Vladimír Mařík is a Czech scientist.

==Education==
Mařík received his M.Sc. and Ph.D. degrees in Control Engineering at the Czech Technical University in Prague in 1975 and 1979, respectively.

==Career==
Mařík was appointed Full Professor at the Czech Technical University in 1990. He acted as the head of the Department of Cybernetics, Czech Technical University since 1999 when he established the department until 2013.

He became a founder of the Czech Institute of Informatics, Robotics and Cybernetics (CIIRC) at CTU in 2013. He was CIIRC Director from 2013 to 2018.

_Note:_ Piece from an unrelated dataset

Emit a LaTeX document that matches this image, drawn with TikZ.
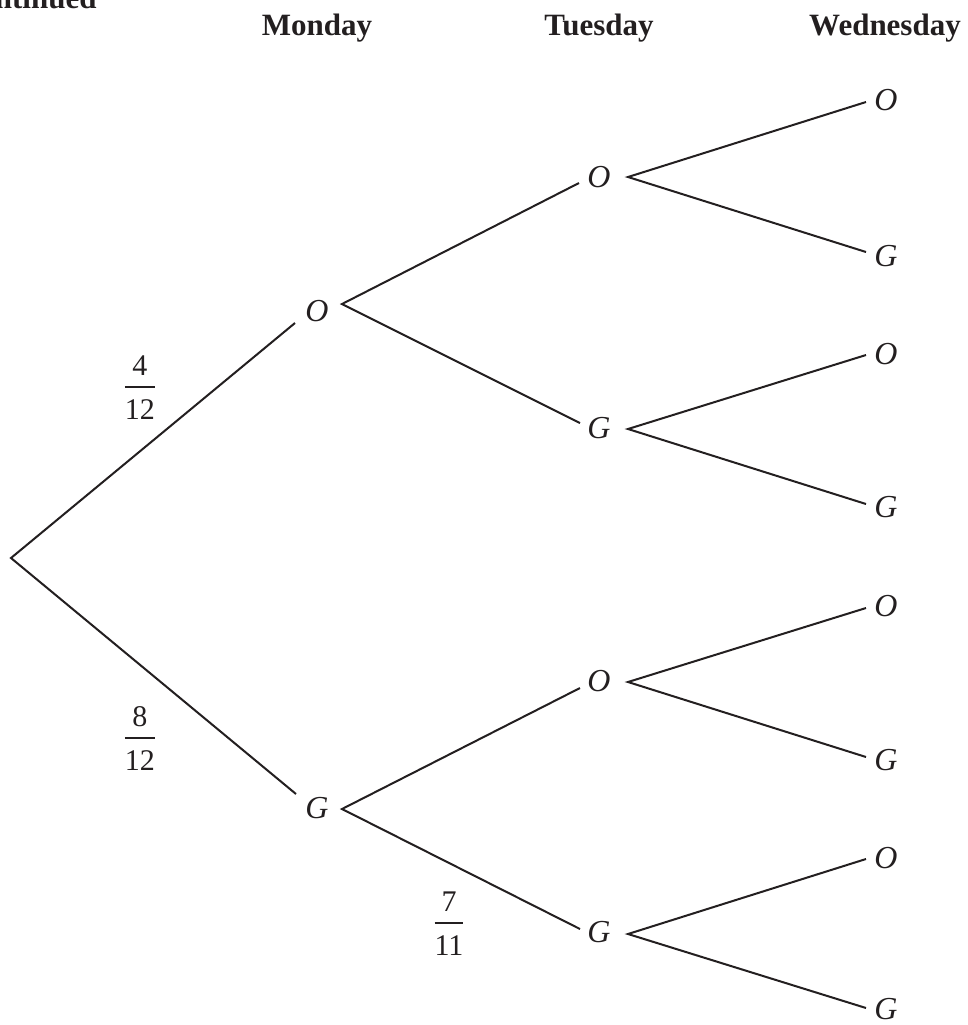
\documentclass[tikz,border=0pt]{standalone}
\usepackage{fontspec}
\setmainfont{Liberation Serif}
\definecolor{ink}{HTML}{231F20}
\setlength{\arrayrulewidth}{1pt}
% stacked fraction built as a one-column table
\newcommand\fracbox[2]{\begin{tabular}{@{}c@{}}#1\\\hline\rule{0pt}{15.5pt}#2\end{tabular}}
\tikzset{
  lbl/.style={font=\fontsize{16}{19}\selectfont\itshape, inner sep=0pt, text=ink},
  head/.style={font=\fontsize{15.5}{18}\selectfont\bfseries, inner sep=0pt, anchor=base, text=ink},
  prob/.style={font=\fontsize{15}{18}\selectfont, inner sep=0pt, text=ink},
  branch/.style={line width=1pt, draw=ink, line join=miter},
}
\begin{document}
\begin{tikzpicture}[x=0.5pt, y=-0.5pt]
\useasboundingbox (0,0) rectangle (968,1025);

% column headings
\node[head, anchor=base east] (cont) at (97,8) {ntinued};
\node[head] (hmon) at (317,35) {Monday};
\node[head] (htue) at (599,35) {Tuesday};
\node[head] (hwed) at (885,35) {Wednesday};

% root
\coordinate (root) at (11,558);

% Monday
\node[lbl] (mO) at (317,311.5) {O};
\coordinate (mOin) at (295,323);  \coordinate (mOout) at (342,304);
\node[lbl] (mG) at (317,808.5) {G};
\coordinate (mGin) at (296,794);  \coordinate (mGout) at (342,809);

% Tuesday
\node[lbl] (tOO) at (599,177.5) {O};
\coordinate (tOOin) at (579,183); \coordinate (tOOout) at (628,177);
\node[lbl] (tOG) at (599,428.5) {G};
\coordinate (tOGin) at (580,423); \coordinate (tOGout) at (628,429);
\node[lbl] (tGO) at (599,681.5) {O};
\coordinate (tGOin) at (580,688); \coordinate (tGOout) at (628,682);
\node[lbl] (tGG) at (599,932.5) {G};
\coordinate (tGGin) at (580,929); \coordinate (tGGout) at (628,934);

% Wednesday
\node[lbl] (w1) at (886,100.5) {O};  \coordinate (w1in) at (866,102);
\node[lbl] (w2) at (886,256.5) {G};  \coordinate (w2in) at (866,252);
\node[lbl] (w3) at (886,354)   {O};  \coordinate (w3in) at (866,355);
\node[lbl] (w4) at (886,507.5) {G};  \coordinate (w4in) at (866,504);
\node[lbl] (w5) at (886,606.5) {O};  \coordinate (w5in) at (866,608);
\node[lbl] (w6) at (886,760)   {G};  \coordinate (w6in) at (866,757);
\node[lbl] (w7) at (886,858.5) {O};  \coordinate (w7in) at (866,859);
\node[lbl] (w8) at (886,1009.5){G};  \coordinate (w8in) at (866,1008);

% branches
\draw[branch] (mOin) -- (root) -- (mGin);
\draw[branch] (tOOin) -- (mOout) -- (tOGin);
\draw[branch] (tGOin) -- (mGout) -- (tGGin);
\draw[branch] (w1in) -- (tOOout) -- (w2in);
\draw[branch] (w3in) -- (tOGout) -- (w4in);
\draw[branch] (w5in) -- (tGOout) -- (w6in);
\draw[branch] (w7in) -- (tGGout) -- (w8in);

% branch probabilities
\node[prob] (p1) at (140,390) {\fracbox{4}{12}};
\node[prob] (p2) at (140,741) {\fracbox{8}{12}};
\node[prob] (p3) at (449,926) {\fracbox{7}{11}};
\end{tikzpicture}
\end{document}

Mařík acted as the founder of the Rockwell Automation Research Center Prague, as a part of the Advanced Technology organization of the Rockwell Automation Inc., Milwaukee, Wisconsin, and was appointed the managing director of this Center in 1992. He left this role in 2009. Mařík took over the chairman of the Board position of CertiCon in January 2010. He was one of the founders of this company in 1996. This company has got 350 engineers and researchers providing high-tech solutions in the fields of SW and HW development and testing.

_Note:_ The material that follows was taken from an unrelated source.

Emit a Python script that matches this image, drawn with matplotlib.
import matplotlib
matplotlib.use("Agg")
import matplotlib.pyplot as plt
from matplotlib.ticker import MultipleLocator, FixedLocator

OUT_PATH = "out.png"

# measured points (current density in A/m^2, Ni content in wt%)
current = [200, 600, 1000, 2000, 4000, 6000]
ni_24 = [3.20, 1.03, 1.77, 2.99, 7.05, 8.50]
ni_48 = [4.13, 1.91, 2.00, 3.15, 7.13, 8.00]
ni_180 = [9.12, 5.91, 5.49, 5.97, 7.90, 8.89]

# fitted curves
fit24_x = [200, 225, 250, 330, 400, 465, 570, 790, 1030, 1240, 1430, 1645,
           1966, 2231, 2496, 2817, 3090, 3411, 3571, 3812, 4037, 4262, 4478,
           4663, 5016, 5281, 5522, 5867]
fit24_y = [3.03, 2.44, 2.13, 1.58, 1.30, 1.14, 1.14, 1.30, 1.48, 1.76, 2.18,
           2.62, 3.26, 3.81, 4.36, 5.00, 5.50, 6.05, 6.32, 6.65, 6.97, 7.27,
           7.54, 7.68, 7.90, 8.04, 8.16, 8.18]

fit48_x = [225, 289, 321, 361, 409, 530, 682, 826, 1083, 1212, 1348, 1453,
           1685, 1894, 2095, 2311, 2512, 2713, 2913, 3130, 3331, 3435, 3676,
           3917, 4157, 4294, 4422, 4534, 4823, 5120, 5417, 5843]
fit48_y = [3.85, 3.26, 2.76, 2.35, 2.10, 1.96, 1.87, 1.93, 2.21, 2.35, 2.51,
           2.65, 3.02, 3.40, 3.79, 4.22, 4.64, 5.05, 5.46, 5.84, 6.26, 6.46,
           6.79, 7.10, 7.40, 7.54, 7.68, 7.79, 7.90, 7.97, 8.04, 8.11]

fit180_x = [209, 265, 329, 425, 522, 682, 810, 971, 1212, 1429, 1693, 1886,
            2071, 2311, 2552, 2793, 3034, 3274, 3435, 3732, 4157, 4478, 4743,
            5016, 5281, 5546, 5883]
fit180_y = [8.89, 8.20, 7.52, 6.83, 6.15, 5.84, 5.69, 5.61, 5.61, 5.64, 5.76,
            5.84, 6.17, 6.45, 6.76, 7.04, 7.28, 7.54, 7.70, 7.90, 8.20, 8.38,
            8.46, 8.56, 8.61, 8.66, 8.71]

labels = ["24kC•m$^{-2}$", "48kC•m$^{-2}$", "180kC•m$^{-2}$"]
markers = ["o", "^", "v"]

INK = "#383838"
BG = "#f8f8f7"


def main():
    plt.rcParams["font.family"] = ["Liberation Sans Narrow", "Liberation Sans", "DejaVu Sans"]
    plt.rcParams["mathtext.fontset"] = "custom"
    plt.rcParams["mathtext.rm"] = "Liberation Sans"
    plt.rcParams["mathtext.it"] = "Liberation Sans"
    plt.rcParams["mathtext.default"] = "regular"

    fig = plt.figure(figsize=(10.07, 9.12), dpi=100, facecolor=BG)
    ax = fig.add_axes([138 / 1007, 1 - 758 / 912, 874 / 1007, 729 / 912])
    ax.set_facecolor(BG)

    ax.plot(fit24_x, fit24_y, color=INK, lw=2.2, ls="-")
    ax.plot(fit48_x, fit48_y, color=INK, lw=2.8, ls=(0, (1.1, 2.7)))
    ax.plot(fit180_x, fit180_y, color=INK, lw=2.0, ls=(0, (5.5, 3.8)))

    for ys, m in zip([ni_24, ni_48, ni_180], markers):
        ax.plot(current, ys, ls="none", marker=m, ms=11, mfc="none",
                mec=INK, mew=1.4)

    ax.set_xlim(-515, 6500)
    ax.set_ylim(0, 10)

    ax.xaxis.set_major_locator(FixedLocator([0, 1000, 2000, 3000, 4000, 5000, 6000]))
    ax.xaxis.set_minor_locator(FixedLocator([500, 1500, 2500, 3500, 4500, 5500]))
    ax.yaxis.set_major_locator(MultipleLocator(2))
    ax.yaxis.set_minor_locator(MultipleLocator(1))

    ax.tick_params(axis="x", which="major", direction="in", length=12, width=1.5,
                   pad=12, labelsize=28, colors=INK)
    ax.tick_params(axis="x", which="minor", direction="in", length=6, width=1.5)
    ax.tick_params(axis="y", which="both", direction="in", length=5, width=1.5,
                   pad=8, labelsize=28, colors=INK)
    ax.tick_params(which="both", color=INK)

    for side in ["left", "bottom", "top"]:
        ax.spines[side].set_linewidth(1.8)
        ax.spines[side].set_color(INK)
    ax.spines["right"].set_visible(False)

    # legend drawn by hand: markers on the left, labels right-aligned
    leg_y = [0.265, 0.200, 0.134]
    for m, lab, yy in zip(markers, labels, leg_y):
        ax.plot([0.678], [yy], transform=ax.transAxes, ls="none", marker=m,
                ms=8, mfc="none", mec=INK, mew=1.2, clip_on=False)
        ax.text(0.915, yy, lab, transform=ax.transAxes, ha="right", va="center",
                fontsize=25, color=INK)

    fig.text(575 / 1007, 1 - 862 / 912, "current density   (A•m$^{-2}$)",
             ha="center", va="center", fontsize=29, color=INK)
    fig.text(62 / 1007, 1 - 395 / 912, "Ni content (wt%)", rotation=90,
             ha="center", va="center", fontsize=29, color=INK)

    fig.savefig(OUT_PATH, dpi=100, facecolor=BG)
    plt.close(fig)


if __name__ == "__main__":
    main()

Mařík's professional interests include artificial intelligence, multi-agent and knowledge-based systems, soft-computing, production planning and scheduling applications. He has contributed to the basic science in the area of uncertainty processing in expert systems, in the agent-based system architectures and languages as well as in deployment of ontological knowledge in agent-based control systems. He was strongly involved in development of many industrial solutions, e.g. for Rockwell Automation, Airbus Industries, Bosch, Denso, Medtronic, etc.

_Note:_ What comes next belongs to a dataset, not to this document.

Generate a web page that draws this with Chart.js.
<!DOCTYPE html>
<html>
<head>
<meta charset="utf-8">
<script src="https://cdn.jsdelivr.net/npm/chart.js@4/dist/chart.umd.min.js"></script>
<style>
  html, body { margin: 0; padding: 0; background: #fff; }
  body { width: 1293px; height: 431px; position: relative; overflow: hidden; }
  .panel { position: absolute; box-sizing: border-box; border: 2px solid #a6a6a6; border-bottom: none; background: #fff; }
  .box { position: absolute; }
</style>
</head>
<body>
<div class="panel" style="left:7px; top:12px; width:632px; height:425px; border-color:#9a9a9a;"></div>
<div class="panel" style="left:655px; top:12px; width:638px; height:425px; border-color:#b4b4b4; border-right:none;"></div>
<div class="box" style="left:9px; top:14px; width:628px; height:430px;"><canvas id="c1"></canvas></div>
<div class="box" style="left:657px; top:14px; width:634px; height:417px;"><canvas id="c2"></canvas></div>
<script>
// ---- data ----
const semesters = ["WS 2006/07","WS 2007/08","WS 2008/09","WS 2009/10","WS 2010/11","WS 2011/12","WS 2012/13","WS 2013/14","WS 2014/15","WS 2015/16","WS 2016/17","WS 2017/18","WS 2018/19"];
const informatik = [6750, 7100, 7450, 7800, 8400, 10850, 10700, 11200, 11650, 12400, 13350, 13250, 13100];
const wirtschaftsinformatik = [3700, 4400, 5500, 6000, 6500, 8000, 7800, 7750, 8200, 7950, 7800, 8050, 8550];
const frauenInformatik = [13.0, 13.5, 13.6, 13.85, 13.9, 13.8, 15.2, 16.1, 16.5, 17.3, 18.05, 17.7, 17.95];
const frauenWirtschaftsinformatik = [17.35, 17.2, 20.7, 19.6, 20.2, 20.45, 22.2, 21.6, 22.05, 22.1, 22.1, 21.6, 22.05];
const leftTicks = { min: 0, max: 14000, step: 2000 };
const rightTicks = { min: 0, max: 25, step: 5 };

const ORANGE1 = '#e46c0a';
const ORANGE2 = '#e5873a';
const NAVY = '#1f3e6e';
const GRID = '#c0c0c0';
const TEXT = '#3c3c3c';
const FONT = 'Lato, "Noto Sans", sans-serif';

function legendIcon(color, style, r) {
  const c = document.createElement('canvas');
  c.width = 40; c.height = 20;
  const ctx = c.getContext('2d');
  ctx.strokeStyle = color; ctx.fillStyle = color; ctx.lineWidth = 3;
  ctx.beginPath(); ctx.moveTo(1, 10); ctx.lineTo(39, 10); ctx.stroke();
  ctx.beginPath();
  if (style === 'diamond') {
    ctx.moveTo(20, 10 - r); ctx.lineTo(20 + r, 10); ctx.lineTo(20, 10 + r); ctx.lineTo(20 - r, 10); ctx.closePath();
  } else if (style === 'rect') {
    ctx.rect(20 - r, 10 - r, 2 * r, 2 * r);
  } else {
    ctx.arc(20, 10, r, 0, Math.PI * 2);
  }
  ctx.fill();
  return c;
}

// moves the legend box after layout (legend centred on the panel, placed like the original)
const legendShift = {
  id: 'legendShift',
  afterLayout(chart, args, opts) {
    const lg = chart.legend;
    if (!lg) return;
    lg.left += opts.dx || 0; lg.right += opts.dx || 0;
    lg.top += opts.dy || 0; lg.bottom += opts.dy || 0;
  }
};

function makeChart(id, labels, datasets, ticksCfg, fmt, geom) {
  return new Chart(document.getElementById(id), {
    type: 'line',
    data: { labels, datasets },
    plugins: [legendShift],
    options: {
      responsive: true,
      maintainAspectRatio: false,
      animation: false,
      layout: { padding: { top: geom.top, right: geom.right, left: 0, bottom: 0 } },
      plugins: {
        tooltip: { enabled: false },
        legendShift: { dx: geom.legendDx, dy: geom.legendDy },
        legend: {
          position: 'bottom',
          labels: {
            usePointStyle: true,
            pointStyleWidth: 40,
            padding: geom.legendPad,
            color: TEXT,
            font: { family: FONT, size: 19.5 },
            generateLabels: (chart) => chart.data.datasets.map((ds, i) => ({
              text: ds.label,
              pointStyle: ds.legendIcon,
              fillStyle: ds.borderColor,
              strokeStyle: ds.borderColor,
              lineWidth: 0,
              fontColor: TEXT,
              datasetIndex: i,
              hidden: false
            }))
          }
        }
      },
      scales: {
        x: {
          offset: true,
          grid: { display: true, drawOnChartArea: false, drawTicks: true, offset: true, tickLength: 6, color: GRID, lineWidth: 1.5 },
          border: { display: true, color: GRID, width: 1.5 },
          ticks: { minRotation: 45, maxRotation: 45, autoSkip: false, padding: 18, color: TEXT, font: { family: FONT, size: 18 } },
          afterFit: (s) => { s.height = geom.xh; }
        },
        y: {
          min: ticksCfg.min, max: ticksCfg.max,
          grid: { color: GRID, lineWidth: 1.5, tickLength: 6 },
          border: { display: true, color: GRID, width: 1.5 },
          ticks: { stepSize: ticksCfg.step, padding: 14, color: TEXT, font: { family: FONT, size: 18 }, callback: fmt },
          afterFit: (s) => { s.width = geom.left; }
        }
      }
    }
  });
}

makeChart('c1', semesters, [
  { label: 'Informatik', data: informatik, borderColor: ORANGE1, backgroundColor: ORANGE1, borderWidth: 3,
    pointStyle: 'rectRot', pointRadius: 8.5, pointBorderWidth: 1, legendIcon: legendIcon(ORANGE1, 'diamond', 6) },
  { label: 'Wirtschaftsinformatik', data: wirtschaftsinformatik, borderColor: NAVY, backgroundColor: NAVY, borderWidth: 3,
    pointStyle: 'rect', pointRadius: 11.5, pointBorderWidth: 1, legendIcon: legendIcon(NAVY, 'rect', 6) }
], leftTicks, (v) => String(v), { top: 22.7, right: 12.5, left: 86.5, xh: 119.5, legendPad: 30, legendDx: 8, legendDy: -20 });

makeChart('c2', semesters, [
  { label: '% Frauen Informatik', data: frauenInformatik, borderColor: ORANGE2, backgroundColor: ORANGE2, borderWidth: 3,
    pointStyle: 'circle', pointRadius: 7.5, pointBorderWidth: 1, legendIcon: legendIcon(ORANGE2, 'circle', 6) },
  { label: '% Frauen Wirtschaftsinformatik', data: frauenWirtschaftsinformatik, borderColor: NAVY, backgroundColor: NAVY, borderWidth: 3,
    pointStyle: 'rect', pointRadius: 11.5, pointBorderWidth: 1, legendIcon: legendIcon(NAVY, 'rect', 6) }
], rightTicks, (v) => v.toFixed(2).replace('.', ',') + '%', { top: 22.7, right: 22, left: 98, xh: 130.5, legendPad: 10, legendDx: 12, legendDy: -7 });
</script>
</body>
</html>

Mařík acted as a member of the Council of the Engineering Academy of the Czech Republic (2005–2010) and was elected a foreign member of the Russian Engineering Academy in 2009. He is an Honorary Member of the Austrian Society for Artificial Intelligence (2003). He was appointed the Chairman of the Research Board of the Technology Agency of the Czech Republic in 2010. He acted as a member of the R&D&I Council of the Czech Republic in 2011–2015.

==Publications==
Mařík is the author or co-author of more than 170 journal and conference papers, co-author or editor of 17 books (Springer Verlag, Kluwer Academic), co-author of 5 US patents. He acted as the Editor-in-Chief of the IEEE Trans. System, Man and Cybernetics, part C in 2005–2013. He is a member of the editorial board of the Czech mutation of the Scientific American magazine.

In 2006, Mařík became a co-founder of the Czech Technical University Media Laboratory – Foundation established to support research carried out by students and young researchers. He has been acting as the chairman of the Board of this Foundation since the very beginning.

==Awards and honors==

Mařík was awarded with the Czechoslovak State Prize in 1989, with the Rockwell's Chairman Team Award in 1997, with the Austrian “Honorary Cross for Science and Art“ (by the President of the Austrian Republic) in 2003, and with “Czech Mind” award in 2010. He received the “Outstanding Service Award” by IEEE SMC Society in 2012 and the “ABB Lifetime Contribution to Factory Automation Award” by the IEEE IES Society in 2016. He was awarded by the Doctor Honoris Causa at the Brno University of Technology in 2013.